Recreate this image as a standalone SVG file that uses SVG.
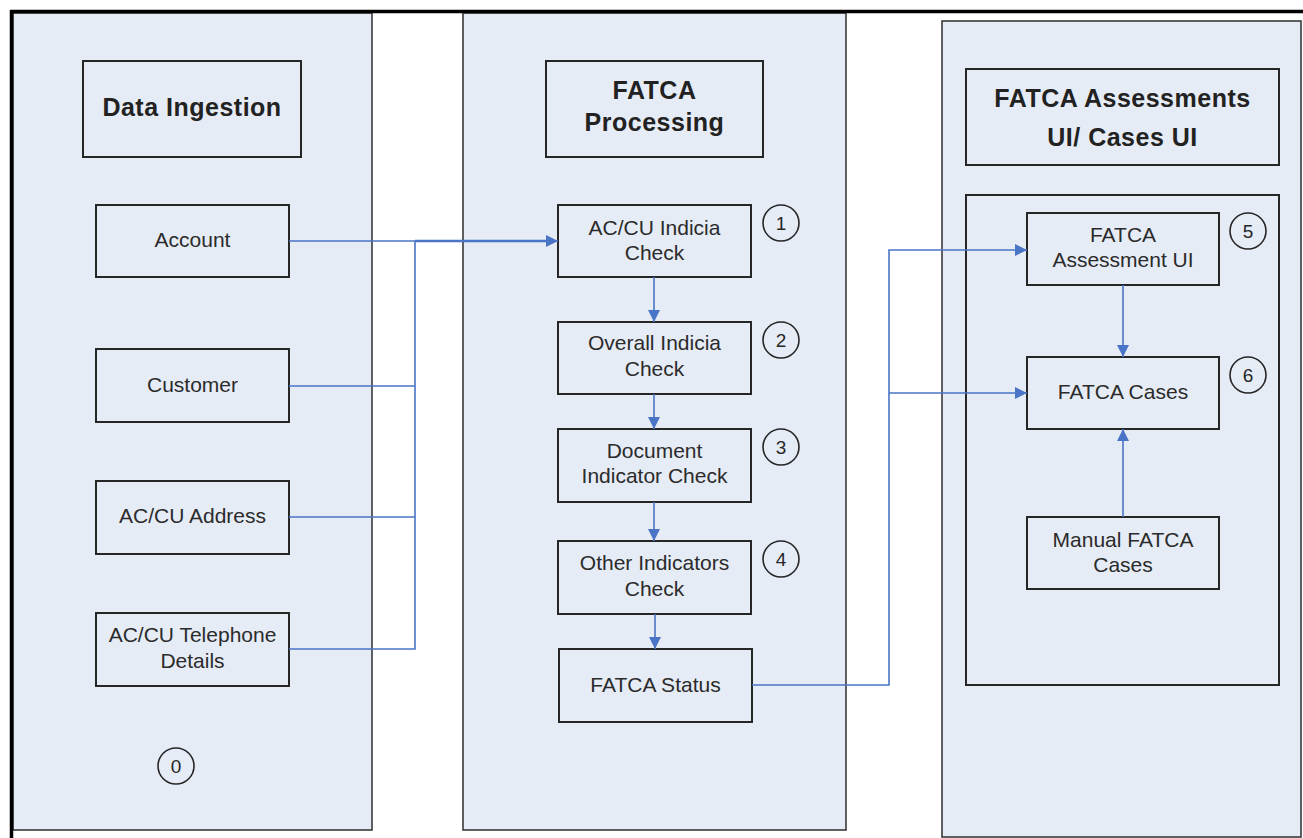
<svg xmlns="http://www.w3.org/2000/svg" width="1303" height="838" viewBox="0 0 1303 838">
<style>
.panel{fill:#e6ecf6;stroke:#3a3a3a;stroke-width:1.6}
.box{fill:#e6ecf6;stroke:#262626;stroke-width:2}
.t{font-family:"Liberation Sans",Arial,sans-serif;font-size:21px;fill:#2b2b2b;text-anchor:middle}
.h{font-family:"Liberation Sans",Arial,sans-serif;font-size:25px;font-weight:bold;fill:#222;text-anchor:middle;letter-spacing:0.5px}
.c{fill:none;stroke:#262626;stroke-width:1.6}
.n{font-family:"Liberation Sans",Arial,sans-serif;font-size:19px;fill:#262626;text-anchor:middle}
.ln{fill:none;stroke:#4a74c6;stroke-width:1.6}
</style>
<defs>
<marker id="ah" viewBox="0 0 10 10" refX="10" refY="5" markerWidth="12" markerHeight="12" markerUnits="userSpaceOnUse" orient="auto">
<path d="M0,0 L10,5 L0,10 z" fill="#4a74c6"/>
</marker>
</defs>
<rect width="1303" height="838" fill="#ffffff"/>

<g id="panel-left"><rect class="panel" x="13" y="13" width="359" height="817"/></g>
<g id="panel-middle"><rect class="panel" x="463" y="13" width="383" height="817"/></g>
<g id="panel-right"><rect class="panel" x="942" y="21" width="359" height="816"/></g>
<g id="frame">
<line x1="10" y1="11.5" x2="1303" y2="11.5" stroke="#000" stroke-width="3.5"/>
<line x1="11.5" y1="10" x2="11.5" y2="838" stroke="#000" stroke-width="3.5"/>
</g>

<g id="title-data-ingestion"><rect class="box" x="83" y="61" width="218" height="96"/><text class="h" x="192" y="116">Data Ingestion</text></g>
<g id="title-fatca-processing"><rect class="box" x="546" y="61" width="217" height="96"/><text class="h" x="654.5" y="99">FATCA</text><text class="h" x="654.5" y="131">Processing</text></g>
<g id="title-fatca-ui"><rect class="box" x="966" y="69" width="313" height="96"/><text class="h" x="1122.5" y="107">FATCA Assessments</text><text class="h" x="1122.5" y="146">UI/ Cases UI</text></g>
<g id="ui-container"><rect class="box" x="966" y="195" width="313" height="490"/></g>

<g id="account"><rect class="box" x="96" y="205" width="193" height="72"/><text class="t" x="192.5" y="247">Account</text></g>
<g id="customer"><rect class="box" x="96" y="349" width="193" height="73"/><text class="t" x="192.5" y="392">Customer</text></g>
<g id="address"><rect class="box" x="96" y="481" width="193" height="73"/><text class="t" x="192.5" y="523">AC/CU Address</text></g>
<g id="telephone"><rect class="box" x="96" y="613" width="193" height="73"/><text class="t" x="192.5" y="642">AC/CU Telephone</text><text class="t" x="192.5" y="668">Details</text></g>
<g id="step0"><circle class="c" cx="176" cy="766" r="18"/><text class="n" x="176" y="773">0</text></g>

<g id="indicia-check"><rect class="box" x="558" y="205" width="193" height="72"/><text class="t" x="654.5" y="235">AC/CU Indicia</text><text class="t" x="654.5" y="260">Check</text></g>
<g id="step1"><circle class="c" cx="781" cy="223" r="18"/><text class="n" x="781" y="230">1</text></g>
<g id="overall-check"><rect class="box" x="558" y="322" width="193" height="72"/><text class="t" x="654.5" y="350">Overall Indicia</text><text class="t" x="654.5" y="376">Check</text></g>
<g id="step2"><circle class="c" cx="781" cy="340" r="18"/><text class="n" x="781" y="347">2</text></g>
<g id="document-check"><rect class="box" x="558" y="429" width="193" height="73"/><text class="t" x="654.5" y="458">Document</text><text class="t" x="654.5" y="483">Indicator Check</text></g>
<g id="step3"><circle class="c" cx="781" cy="447" r="18"/><text class="n" x="781" y="454">3</text></g>
<g id="other-check"><rect class="box" x="558" y="541" width="193" height="73"/><text class="t" x="654.5" y="570">Other Indicators</text><text class="t" x="654.5" y="596">Check</text></g>
<g id="step4"><circle class="c" cx="781" cy="559" r="18"/><text class="n" x="781" y="566">4</text></g>
<g id="fatca-status"><rect class="box" x="559" y="649" width="193" height="73"/><text class="t" x="655.5" y="692">FATCA Status</text></g>

<g id="assessment-ui"><rect class="box" x="1027" y="213" width="192" height="72"/><text class="t" x="1123" y="242">FATCA</text><text class="t" x="1123" y="267">Assessment UI</text></g>
<g id="step5"><circle class="c" cx="1248" cy="231" r="18"/><text class="n" x="1248" y="238">5</text></g>
<g id="fatca-cases"><rect class="box" x="1027" y="357" width="192" height="72"/><text class="t" x="1123" y="399">FATCA Cases</text></g>
<g id="step6"><circle class="c" cx="1248" cy="375" r="18"/><text class="n" x="1248" y="382">6</text></g>
<g id="manual-cases"><rect class="box" x="1027" y="517" width="192" height="72"/><text class="t" x="1123" y="547">Manual FATCA</text><text class="t" x="1123" y="572">Cases</text></g>

<g id="connectors">
<path class="ln" d="M289,241 H558" marker-end="url(#ah)"/>
<path class="ln" d="M415,241 H548" style="stroke-width:2.6"/>
<path class="ln" d="M289,386 H415"/>
<path class="ln" d="M289,517 H415"/>
<path class="ln" d="M289,649 H415 V241"/>
<path class="ln" d="M654,277 V322" marker-end="url(#ah)"/>
<path class="ln" d="M654,394 V429" marker-end="url(#ah)"/>
<path class="ln" d="M654,502 V541" marker-end="url(#ah)"/>
<path class="ln" d="M655,614 V649" marker-end="url(#ah)"/>
<path class="ln" d="M752,685 H889 V250 H1027" marker-end="url(#ah)"/>
<path class="ln" d="M889,393 H1027" marker-end="url(#ah)"/>
<path class="ln" d="M1123,285 V357" marker-end="url(#ah)"/>
<path class="ln" d="M1123,517 V429" marker-end="url(#ah)"/>
</g>
</svg>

____

*TO BE DONE*.
Transcribe the material exactly, keeping every word and none of the pictures.

*TASK OUTPUT*.
Recreate this image as a standalone SVG file that uses SVG.
<svg xmlns="http://www.w3.org/2000/svg" width="1303" height="838" viewBox="0 0 1303 838">
<style>
.panel{fill:#e6ecf6;stroke:#3a3a3a;stroke-width:1.6}
.box{fill:#e6ecf6;stroke:#262626;stroke-width:2}
.t{font-family:"Liberation Sans",Arial,sans-serif;font-size:21px;fill:#2b2b2b;text-anchor:middle}
.h{font-family:"Liberation Sans",Arial,sans-serif;font-size:25px;font-weight:bold;fill:#222;text-anchor:middle;letter-spacing:0.5px}
.c{fill:none;stroke:#262626;stroke-width:1.6}
.n{font-family:"Liberation Sans",Arial,sans-serif;font-size:19px;fill:#262626;text-anchor:middle}
.ln{fill:none;stroke:#4a74c6;stroke-width:1.6}
</style>
<defs>
<marker id="ah" viewBox="0 0 10 10" refX="10" refY="5" markerWidth="12" markerHeight="12" markerUnits="userSpaceOnUse" orient="auto">
<path d="M0,0 L10,5 L0,10 z" fill="#4a74c6"/>
</marker>
</defs>
<rect width="1303" height="838" fill="#ffffff"/>

<g id="panel-left"><rect class="panel" x="13" y="13" width="359" height="817"/></g>
<g id="panel-middle"><rect class="panel" x="463" y="13" width="383" height="817"/></g>
<g id="panel-right"><rect class="panel" x="942" y="21" width="359" height="816"/></g>
<g id="frame">
<line x1="10" y1="11.5" x2="1303" y2="11.5" stroke="#000" stroke-width="3.5"/>
<line x1="11.5" y1="10" x2="11.5" y2="838" stroke="#000" stroke-width="3.5"/>
</g>

<g id="title-data-ingestion"><rect class="box" x="83" y="61" width="218" height="96"/><text class="h" x="192" y="116">Data Ingestion</text></g>
<g id="title-fatca-processing"><rect class="box" x="546" y="61" width="217" height="96"/><text class="h" x="654.5" y="99">FATCA</text><text class="h" x="654.5" y="131">Processing</text></g>
<g id="title-fatca-ui"><rect class="box" x="966" y="69" width="313" height="96"/><text class="h" x="1122.5" y="107">FATCA Assessments</text><text class="h" x="1122.5" y="146">UI/ Cases UI</text></g>
<g id="ui-container"><rect class="box" x="966" y="195" width="313" height="490"/></g>

<g id="account"><rect class="box" x="96" y="205" width="193" height="72"/><text class="t" x="192.5" y="247">Account</text></g>
<g id="customer"><rect class="box" x="96" y="349" width="193" height="73"/><text class="t" x="192.5" y="392">Customer</text></g>
<g id="address"><rect class="box" x="96" y="481" width="193" height="73"/><text class="t" x="192.5" y="523">AC/CU Address</text></g>
<g id="telephone"><rect class="box" x="96" y="613" width="193" height="73"/><text class="t" x="192.5" y="642">AC/CU Telephone</text><text class="t" x="192.5" y="668">Details</text></g>
<g id="step0"><circle class="c" cx="176" cy="766" r="18"/><text class="n" x="176" y="773">0</text></g>

<g id="indicia-check"><rect class="box" x="558" y="205" width="193" height="72"/><text class="t" x="654.5" y="235">AC/CU Indicia</text><text class="t" x="654.5" y="260">Check</text></g>
<g id="step1"><circle class="c" cx="781" cy="223" r="18"/><text class="n" x="781" y="230">1</text></g>
<g id="overall-check"><rect class="box" x="558" y="322" width="193" height="72"/><text class="t" x="654.5" y="350">Overall Indicia</text><text class="t" x="654.5" y="376">Check</text></g>
<g id="step2"><circle class="c" cx="781" cy="340" r="18"/><text class="n" x="781" y="347">2</text></g>
<g id="document-check"><rect class="box" x="558" y="429" width="193" height="73"/><text class="t" x="654.5" y="458">Document</text><text class="t" x="654.5" y="483">Indicator Check</text></g>
<g id="step3"><circle class="c" cx="781" cy="447" r="18"/><text class="n" x="781" y="454">3</text></g>
<g id="other-check"><rect class="box" x="558" y="541" width="193" height="73"/><text class="t" x="654.5" y="570">Other Indicators</text><text class="t" x="654.5" y="596">Check</text></g>
<g id="step4"><circle class="c" cx="781" cy="559" r="18"/><text class="n" x="781" y="566">4</text></g>
<g id="fatca-status"><rect class="box" x="559" y="649" width="193" height="73"/><text class="t" x="655.5" y="692">FATCA Status</text></g>

<g id="assessment-ui"><rect class="box" x="1027" y="213" width="192" height="72"/><text class="t" x="1123" y="242">FATCA</text><text class="t" x="1123" y="267">Assessment UI</text></g>
<g id="step5"><circle class="c" cx="1248" cy="231" r="18"/><text class="n" x="1248" y="238">5</text></g>
<g id="fatca-cases"><rect class="box" x="1027" y="357" width="192" height="72"/><text class="t" x="1123" y="399">FATCA Cases</text></g>
<g id="step6"><circle class="c" cx="1248" cy="375" r="18"/><text class="n" x="1248" y="382">6</text></g>
<g id="manual-cases"><rect class="box" x="1027" y="517" width="192" height="72"/><text class="t" x="1123" y="547">Manual FATCA</text><text class="t" x="1123" y="572">Cases</text></g>

<g id="connectors">
<path class="ln" d="M289,241 H558" marker-end="url(#ah)"/>
<path class="ln" d="M415,241 H548" style="stroke-width:2.6"/>
<path class="ln" d="M289,386 H415"/>
<path class="ln" d="M289,517 H415"/>
<path class="ln" d="M289,649 H415 V241"/>
<path class="ln" d="M654,277 V322" marker-end="url(#ah)"/>
<path class="ln" d="M654,394 V429" marker-end="url(#ah)"/>
<path class="ln" d="M654,502 V541" marker-end="url(#ah)"/>
<path class="ln" d="M655,614 V649" marker-end="url(#ah)"/>
<path class="ln" d="M752,685 H889 V250 H1027" marker-end="url(#ah)"/>
<path class="ln" d="M889,393 H1027" marker-end="url(#ah)"/>
<path class="ln" d="M1123,285 V357" marker-end="url(#ah)"/>
<path class="ln" d="M1123,517 V429" marker-end="url(#ah)"/>
</g>
</svg>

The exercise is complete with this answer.